— То есть вы себе в этот момент не критик и не судья?
— Я себе не судья и даже не понимаю, почему мне вдруг хочется писать стихи, которые в обычной жизни я никогда не сочиняю. Я по утрам часто бегаю. И вот если я в это время пишу роман, я на бегу начинаю бормотать что-то ритмическое, ищу сложные ассоциативные рифмы. И очень часто возвращаюсь со своего маршрута с готовой строфой, а то и с двумя. Записываю их. Года к суровой рифме клонят.
Березовский жаждет расстаться со своими деньгами
— Я думаю, нельзя обойти вопроса о вашем прошлогоднем союзе с Березовским. О вашей оценке нынешней российской жизни, включая войну в Чечне. Не боитесь, что вне страны нельзя уловить какие-то интуитивные тонкости, которые понятны только изнутри?
— Ну, кстати, по вопросу о Чечне мы совершенно расходимся с Борисом Абрамовичем. При всем моем довольно критическом отношении к новой кремлевской администрации я считаю, что предпринятое ими в Чечне было единственно необходимым решением.
— Это с точки зрения логики, а не обычного воплощения. Коммунизм тоже логически безупречен.
— Злоупотребления, разумеется, подлежат критике. Но сам факт ликвидации бандитской армии невиданной жестокости и садизма неоспорим. Это была армия настоящих демонов. И то, что ее рассеяли и ликвидировали чудовищные замыслы, я полностью поддерживаю.
— Ликвидировали или посеяли драконьи зубы будущего насилия?
— Да всходы давно уже были, такие клыки страшные торчали! Всходы эти еще со времен генерала Ермолова, а может, и раньше — со времен Гога и Магога. Кстати, именно в этих местах и бродили гоги и магоги.
— Делая вылазки на бедный мир праотцов?
— Да. Так или иначе, если речь шла о сохранении этнической целостности данного региона, то это был единственный выход. Иначе бы давно уже здесь все полыхало. Я думаю, у всех этих Басаевых были мегаломанические планы по превращению всей России в хаос. Они возомнили себя суперменами, мстителями. Так что в этом отношении мы с Березовским не сходимся.
— А в чем сходитесь?
— Я вообще очень высоко ставлю Бориса Абрамовича. Я считаю, что в обществе возник совершенно неверный образ этого человека. Это не просто делец, который нахапал денег и сидит на них, как большинство тех, кто обогатился в условиях вдруг возникшего в России золотого Клондайка и полного беззакония. Все его структуры очень здорово функционировали. Он смог достичь большой финансовой концентрации. Но самое в нем главное, что он жаждет… расстаться со всеми своими деньгами. Этим он в чем-то близок моему персонажу из романа «Новый сладостный стиль» Стенли Корбаху. Я не скажу, что Борис Абрамович такой же «ку-ку», как Стенли Корбах, но в нем есть эта байроническая тяга к самовыражению. Он стремится играть роль в духовном и культурном развитии страны, включая и политическое развитие. Он колоссальный патриот России. Казалось бы, чего ему еще надо: плюнул на все, да и сиди себе на юге.

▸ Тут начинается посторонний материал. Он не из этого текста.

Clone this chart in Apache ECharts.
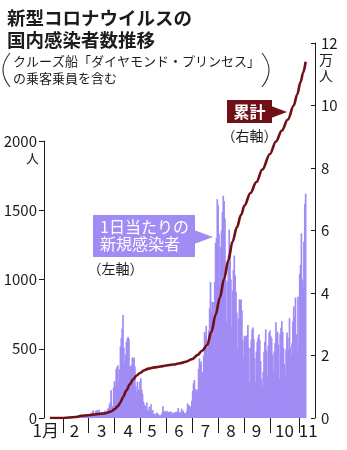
<!DOCTYPE html>
<html>
<head>
<meta charset="utf-8">
<script src="https://cdn.jsdelivr.net/npm/echarts@6/dist/echarts.min.js"></script>
<style>
  html, body { margin: 0; padding: 0; background: #fff; }
  #chart { width: 347px; height: 450px; }
</style>
</head>
<body>
<div id="chart"></div>
<script>
// Days are counted from Jan 1, 2020 (= day 0).
const FONT = '"Noto Sans CJK JP", "Noto Sans", sans-serif';

// Daily new cases (people), Jan 16 – Nov 12
const firstDay = 15;
const casesJan = [1,0,0,0,0,0,0,0,1,1,0,1,3,1,2,3];
const casesFeb = [1,0,0,0,0,0,0,0,1,0,1,0,3,8,5,6,6,3,4,5,9,8,12,9,11,13,17,9,12];
const casesMar = [14,17,10,33,33,45,56,31,26,52,54,56,41,60,33,14,40,44,39,30,54,41,38,65,71,96,113,200,63,88,220];
const casesApr = [266,235,353,368,380,252,351,515,576,644,743,507,391,457,549,573,584,568,372,370,383,437,423,436,372,229,188,263,206,192];
const casesMay = [264,287,203,175,120,100,84,86,113,59,48,82,55,99,44,57,30,31,16,30,39,28,26,14,21,20,38,85,45,52,44];
const casesJun = [36,51,44,41,47,38,46,25,37,30,43,40,43,47,72,43,41,33,68,39,54,36,31,37,48,105,94,88,59,84];
const casesJul = [125,195,250,274,208,162,206,200,355,430,385,408,258,332,450,622,594,664,510,420,631,795,981,770,839,837,598,982,1264,1300,1580];
const casesAug = [1536,1331,958,1236,1354,1485,1605,1566,1440,1000,700,985,1175,1360,1227,1000,660,918,1070,1173,1030,909,761,494,721,857,852,855,777,563,435];
const casesSep = [594,583,592,598,669,505,260,509,566,639,654,570,432,260,480,550,581,602,562,411,280,232,334,478,551,640,488,301,525,616];
const casesOct = [631,591,575,458,343,481,541,692,608,624,530,286,608,651,699,622,505,388,314,494,617,581,497,720,511,443,541,699,806,728,870];
const casesNov = [605,486,876,542,1042,1105,1333,1002,934,1272,1547,1620];

// Cumulative cases (10,000 people), sampled days
const cumDays   = [15,31,45,52,60,70,80,87,91,95,98,101,105,109,113,117,121,126,131,138,145,152,160,168,175,182,189,194,200,205,210,215,220,225,230,235,240,244,251,258,265,274,281,288,295,302,306,310,313,316];
const cumValues = [0,0,0.03,0.07,0.09,0.12,0.15,0.21,0.28,0.38,0.5,0.67,0.88,1.08,1.24,1.36,1.44,1.53,1.58,1.62,1.65,1.68,1.71,1.75,1.8,1.88,2.02,2.15,2.33,2.75,3.3,3.85,4.45,5.05,5.65,6.1,6.5,6.8,7.2,7.55,7.95,8.45,8.85,9.2,9.55,10.0,10.35,10.75,11.05,11.4];

// Month labels along the bottom, and the separators between them
const monthLabels = ['1月','2','3','4','5','6','7','8','9','10','11'];
const monthLabelDays = [10,44,76,107,135,167,198,228,258,291,319];
const monthSepDays = [31,60,91,121,152,182,213,244,274,308];

const daily = [].concat(casesJan, casesFeb, casesMar, casesApr, casesMay, casesJun,
                        casesJul, casesAug, casesSep, casesOct, casesNov);
const barData = daily.map((v, i) => [firstDay + i, v]);
const lineData = cumDays.map((d, i) => [d, cumValues[i]]);

const PURPLE = '#a08cf4';
const MAROON = '#6e1016';
const INK = '#1c1c1c';

const chart = echarts.init(document.getElementById('chart'), null, { renderer: 'canvas' });

const txt = (x, y, s, size, extra) => ({
  type: 'text', x: x, y: y, silent: true,
  style: Object.assign({
    text: s, fill: INK, fontSize: size, fontFamily: FONT, fontWeight: 'normal',
    verticalAlign: 'middle', align: 'left'
  }, extra || {})
});

chart.setOption({
  animation: false,
  backgroundColor: '#fff',
  grid: [
    { left: 44, right: 32, top: 141, bottom: 32 },
    { left: 44, right: 32, top: 43, bottom: 32 }
  ],
  xAxis: [
    {
      gridIndex: 0, type: 'value', min: 8, max: 327, offset: 4,
      axisLine: { show: false },
      splitLine: { show: false },
      axisTick: { show: true, customValues: monthSepDays, length: 15, lineStyle: { color: INK, width: 1 } },
      axisLabel: {
        customValues: monthLabelDays, margin: 0,
        fontSize: 17, color: INK, fontFamily: FONT,
        formatter: v => monthLabels[monthLabelDays.indexOf(v)] || ''
      }
    },
    { gridIndex: 1, type: 'value', min: 8, max: 327, show: false }
  ],
  yAxis: [
    {
      gridIndex: 0, type: 'value', position: 'left', min: 0, max: 2000, interval: 500,
      axisLine: { show: true, lineStyle: { color: INK, width: 1 } },
      axisTick: { show: true, length: 5, lineStyle: { color: INK } },
      axisLabel: { fontSize: 15, color: INK, margin: 7, fontFamily: FONT, formatter: v => String(v) },
      splitLine: { show: false }
    },
    {
      gridIndex: 1, type: 'value', position: 'right', min: 0, max: 12, interval: 2,
      axisLine: { show: true, lineStyle: { color: INK, width: 1 } },
      axisTick: { show: true, inside: true, length: 4, lineStyle: { color: INK } },
      axisLabel: { fontSize: 15, color: INK, margin: 6, fontFamily: FONT, formatter: v => String(v) },
      splitLine: { show: false }
    }
  ],
  series: [
    {
      name: '1日当たりの新規感染者', type: 'bar', xAxisIndex: 0, yAxisIndex: 0,
      data: barData, barWidth: 1.7, silent: true,
      itemStyle: { color: PURPLE }
    },
    {
      name: '累計', type: 'line', xAxisIndex: 1, yAxisIndex: 1,
      data: lineData, smooth: 0.35, smoothMonotone: 'x', showSymbol: false, silent: true,
      lineStyle: { color: MAROON, width: 2.6 }, z: 5
    }
  ],
  graphic: [
    // heading
    txt(7, 18, '新型コロナウイルスの', 18.5, { fontWeight: 'bold' }),
    txt(7, 40, '国内感染者数推移', 18.5, { fontWeight: 'bold' }),
    // note in parentheses
    txt(13, 61.5, 'クルーズ船「ダイヤモンド・プリンセス」', 13),
    txt(13, 78, 'の乗客乗員を含む', 13),
    { type: 'bezierCurve', silent: true, shape: { x1: 10, y1: 53, x2: 10, y2: 87, cpx1: -4, cpy1: 70 },
      style: { stroke: '#333', lineWidth: 1.1, fill: null } },
    { type: 'bezierCurve', silent: true, shape: { x1: 262, y1: 53, x2: 262, y2: 87, cpx1: 276, cpy1: 70 },
      style: { stroke: '#333', lineWidth: 1.1, fill: null } },
    // axis units
    txt(32.5, 158.5, '人', 13, { align: 'center' }),
    txt(326, 60, '万', 14, { align: 'center' }),
    txt(326, 76, '人', 14, { align: 'center' }),
    // cumulative tag
    { type: 'rect', silent: true, shape: { x: 227, y: 100, width: 45, height: 23 }, style: { fill: MAROON } },
    { type: 'polygon', silent: true, shape: { points: [[271, 106], [287, 112], [271, 118]] }, style: { fill: MAROON } },
    txt(249.5, 111.5, '累計', 16, { align: 'center', fill: '#fff', fontWeight: 'bold' }),
    txt(249.5, 135.5, '（右軸）', 14, { align: 'center' }),
    // daily tag
    { type: 'rect', silent: true, shape: { x: 93, y: 215, width: 102, height: 42 }, style: { fill: PURPLE } },
    { type: 'polygon', silent: true, shape: { points: [[194, 230], [213, 237], [194, 244]] }, style: { fill: PURPLE } },
    txt(100, 226.5, '1日当たりの', 16, { fill: '#fff' }),
    txt(100, 244, '新規感染者', 16, { fill: '#fff' }),
    txt(115.5, 269, '（左軸）', 14, { align: 'center' })
  ]
});
</script>
</body>
</html>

— Могу только сказать, что проект премии «Триумф», объединившей творческую элиту страны, был действительно уникальным.
— Да это же была самая первая такая премия. Никто тогда и не помышлял о благотворительности. И вдруг «Логоваз» и Борис Березовский учредили первую премию для деятелей искусства. Я помню, что в 1992 году для многих речь шла о жизни и смерти. И те, кто получил эту премию, ожили и смогли еще что-то создать. Более того, это стало стимулом для появления других премий. Сейчас же их масса во всех областях.

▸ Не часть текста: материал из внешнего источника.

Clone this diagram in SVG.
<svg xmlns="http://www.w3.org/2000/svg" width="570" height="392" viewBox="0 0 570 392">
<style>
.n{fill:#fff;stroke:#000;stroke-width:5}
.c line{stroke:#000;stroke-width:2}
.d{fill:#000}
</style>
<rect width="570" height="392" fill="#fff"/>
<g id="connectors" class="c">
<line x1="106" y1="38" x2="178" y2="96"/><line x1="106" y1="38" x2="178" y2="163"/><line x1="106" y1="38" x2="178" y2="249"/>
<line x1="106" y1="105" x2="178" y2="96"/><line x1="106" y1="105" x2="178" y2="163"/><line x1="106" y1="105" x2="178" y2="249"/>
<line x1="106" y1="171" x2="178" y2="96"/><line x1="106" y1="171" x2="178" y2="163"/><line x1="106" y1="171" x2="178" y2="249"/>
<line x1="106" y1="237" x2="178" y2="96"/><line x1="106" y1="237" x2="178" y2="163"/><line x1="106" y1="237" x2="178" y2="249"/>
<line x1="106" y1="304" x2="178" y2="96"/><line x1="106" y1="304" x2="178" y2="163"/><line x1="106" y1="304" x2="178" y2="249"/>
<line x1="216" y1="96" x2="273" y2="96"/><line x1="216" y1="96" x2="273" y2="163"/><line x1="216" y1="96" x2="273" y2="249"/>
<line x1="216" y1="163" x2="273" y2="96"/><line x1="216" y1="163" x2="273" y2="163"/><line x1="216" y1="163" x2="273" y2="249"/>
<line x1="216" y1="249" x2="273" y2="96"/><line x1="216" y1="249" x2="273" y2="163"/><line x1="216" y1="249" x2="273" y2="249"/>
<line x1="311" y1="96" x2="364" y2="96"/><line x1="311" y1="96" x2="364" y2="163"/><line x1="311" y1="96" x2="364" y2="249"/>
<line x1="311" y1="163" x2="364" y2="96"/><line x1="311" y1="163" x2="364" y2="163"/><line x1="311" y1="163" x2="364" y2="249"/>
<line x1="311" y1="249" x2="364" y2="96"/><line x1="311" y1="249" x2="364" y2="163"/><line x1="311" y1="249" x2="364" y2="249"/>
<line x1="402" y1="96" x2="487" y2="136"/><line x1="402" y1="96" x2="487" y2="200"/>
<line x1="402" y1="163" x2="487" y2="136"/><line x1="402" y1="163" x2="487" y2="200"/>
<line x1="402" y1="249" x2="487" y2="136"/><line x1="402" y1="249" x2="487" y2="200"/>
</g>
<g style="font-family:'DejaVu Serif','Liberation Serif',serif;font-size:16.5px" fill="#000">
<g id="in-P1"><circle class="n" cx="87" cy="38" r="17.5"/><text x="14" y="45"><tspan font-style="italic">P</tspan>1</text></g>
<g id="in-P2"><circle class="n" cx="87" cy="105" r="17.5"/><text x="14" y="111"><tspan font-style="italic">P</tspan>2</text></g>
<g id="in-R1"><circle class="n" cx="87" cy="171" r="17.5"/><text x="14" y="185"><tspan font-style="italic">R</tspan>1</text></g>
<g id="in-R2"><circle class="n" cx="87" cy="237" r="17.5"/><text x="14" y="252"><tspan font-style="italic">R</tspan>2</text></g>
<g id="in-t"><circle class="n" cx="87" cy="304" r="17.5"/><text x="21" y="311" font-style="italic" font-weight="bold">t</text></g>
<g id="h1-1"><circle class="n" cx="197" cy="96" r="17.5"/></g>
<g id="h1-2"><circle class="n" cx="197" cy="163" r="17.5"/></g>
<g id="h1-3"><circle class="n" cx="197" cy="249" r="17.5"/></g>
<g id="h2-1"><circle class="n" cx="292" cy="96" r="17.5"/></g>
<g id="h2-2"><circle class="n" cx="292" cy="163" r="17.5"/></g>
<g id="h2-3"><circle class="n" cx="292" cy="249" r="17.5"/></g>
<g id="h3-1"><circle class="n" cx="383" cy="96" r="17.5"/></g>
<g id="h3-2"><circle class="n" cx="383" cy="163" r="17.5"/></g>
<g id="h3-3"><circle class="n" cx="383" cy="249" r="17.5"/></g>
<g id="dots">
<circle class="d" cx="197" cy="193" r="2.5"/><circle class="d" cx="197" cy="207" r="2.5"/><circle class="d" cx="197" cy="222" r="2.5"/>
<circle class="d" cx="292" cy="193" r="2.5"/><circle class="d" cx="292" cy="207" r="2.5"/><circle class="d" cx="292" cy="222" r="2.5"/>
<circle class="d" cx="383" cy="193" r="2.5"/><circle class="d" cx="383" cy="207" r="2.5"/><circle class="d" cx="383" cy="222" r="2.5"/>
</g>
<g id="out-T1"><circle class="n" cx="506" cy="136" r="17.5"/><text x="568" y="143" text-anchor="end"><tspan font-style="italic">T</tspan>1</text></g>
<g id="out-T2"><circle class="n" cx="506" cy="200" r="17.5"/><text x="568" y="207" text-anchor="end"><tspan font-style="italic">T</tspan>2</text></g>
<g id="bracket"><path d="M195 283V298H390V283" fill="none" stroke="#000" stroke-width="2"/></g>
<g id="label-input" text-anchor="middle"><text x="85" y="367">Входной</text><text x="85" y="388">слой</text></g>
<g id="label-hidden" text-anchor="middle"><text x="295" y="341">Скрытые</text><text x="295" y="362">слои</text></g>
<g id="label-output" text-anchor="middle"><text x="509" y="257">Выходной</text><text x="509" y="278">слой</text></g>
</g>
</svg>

— Более того, имеется в виду создание особой структуры внутри интеллигенции.
— Да, это выдающееся начинание. И то, что он задумал и в чем я принимал участие в прошлом году, это тоже, по-моему, было многообещающим проектом. Создание широкого либерального движения вне партийных границ, объединение людей с либеральным взглядом на мир и мышлением, развитие либерального подхода к текущим делам и событиям — все это, мне кажется, очень плодотворно. Но, к сожалению, это было встречено в штыки.

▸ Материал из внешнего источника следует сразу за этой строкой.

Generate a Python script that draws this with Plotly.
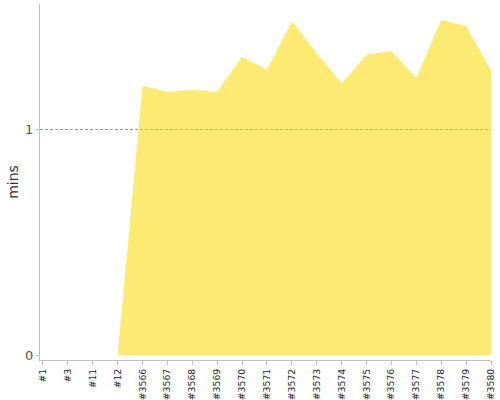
import plotly.graph_objects as go

builds = ["#1", "#3", "#11", "#12", "#3566", "#3567", "#3568", "#3569", "#3570",
          "#3571", "#3572", "#3573", "#3574", "#3575", "#3576", "#3577", "#3578",
          "#3579", "#3580"]
mins = [0, 0, 0, 0, 1.190, 1.164, 1.173, 1.164, 1.319,
        1.262, 1.476, 1.335, 1.201, 1.329, 1.345, 1.226, 1.482,
        1.456, 1.258]
y_ticks = [0, 1]
grid_ticks = [1]

y_range = [-0.022, 1.553]

fig = go.Figure()
# invisible carrier on the base y axis (draws the dashed grid beneath the area)
fig.add_trace(go.Scatter(x=builds, y=mins, mode="none", hoverinfo="skip",
                         showlegend=False, yaxis="y"))
# the area itself on the overlaying axis
fig.add_trace(go.Scatter(
    x=builds, y=mins, mode="none", fill="tozeroy", yaxis="y2",
    fillcolor="rgba(249,217,0,0.55)", hoverinfo="x+y", showlegend=False,
))

fig.update_layout(
    width=500, height=400,
    margin=dict(l=40, r=9, t=4, b=40),
    paper_bgcolor="white", plot_bgcolor="white",
    showlegend=False,
    font=dict(family="DejaVu Sans", color="#333"),
    xaxis=dict(
        type="category", range=[-0.12, 18], automargin=False,
        showline=True, linecolor="#c0c0c0", linewidth=1,
        ticks="outside", ticklen=4, tickcolor="#c0c0c0",
        tickangle=-90, tickfont=dict(size=9.3, color="#222"),
        showgrid=False, zeroline=False,
    ),
    yaxis=dict(
        range=y_range, tickvals=grid_ticks, automargin=False,
        showticklabels=False, ticks="", showline=False,
        showgrid=True, gridcolor="#999", gridwidth=1, griddash="3px,2px",
        zeroline=False,
    ),
    yaxis2=dict(
        range=y_range, tickvals=y_ticks, automargin=True,
        overlaying="y", side="left",
        showline=True, linecolor="#c0c0c0", linewidth=1,
        ticks="outside", ticklen=3, tickcolor="#c0c0c0",
        tickfont=dict(size=13, color="#555"),
        showgrid=False, zeroline=False,
        title=dict(text="mins", font=dict(size=14, color="#333"), standoff=3),
    ),
)

fig.write_html("out.html", config={"displayModeBar": False},
               post_script="document.body.style.margin='0';")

— Вы считаете, что это начинание захлебнулось?
— Не думаю, что до конца захлебнулось. Но пока, видимо, надо подождать и посмотреть, что будет дальше. Поскольку это не политическая структура и не партия, то и возродиться оно может неожиданно и с меньшим трудом. Такого же не было и нет.
Я думаю, что негативному восприятию этих идей способствовала вдруг нахлынувшая на страну серия катастроф. Вспомните август прошлого года. Взрыв под Пушкинской площадью, гибель «Курска», пожар Останкинской башни. По-моему, все были в состоянии безумного хаотического раздражения. Включая, разумеется, Кремль и президента. Все им казалось направленным против них лично. И даже такая вещь, как создание фонда помощи семьям погибших моряков, была воспринята Кремлем как вызов их начинаниям. А это не было вызовом. Это было абсолютно открытое желание действовать в том же ключе, что и они. Созданная нами образовательная касса для детей жертв катастрофы «Курска» существует. Всем детям положена в рост определенная сумма в банке, и к совершеннолетию у них будет достаточно денег для поступления в колледжи и институты. Я не понимаю, что в этом плохого? А все это воспринималось как «ядовитые уколы олигарха» в адрес кремлевских столпов. Я думаю, это воспринималось намеренно неправильно, потому что под видом Березовского в их умах был ими же самими придуманный некий демон.
— Сейчас какие-то совместные планы с Борисом Абрамовичем у вас есть?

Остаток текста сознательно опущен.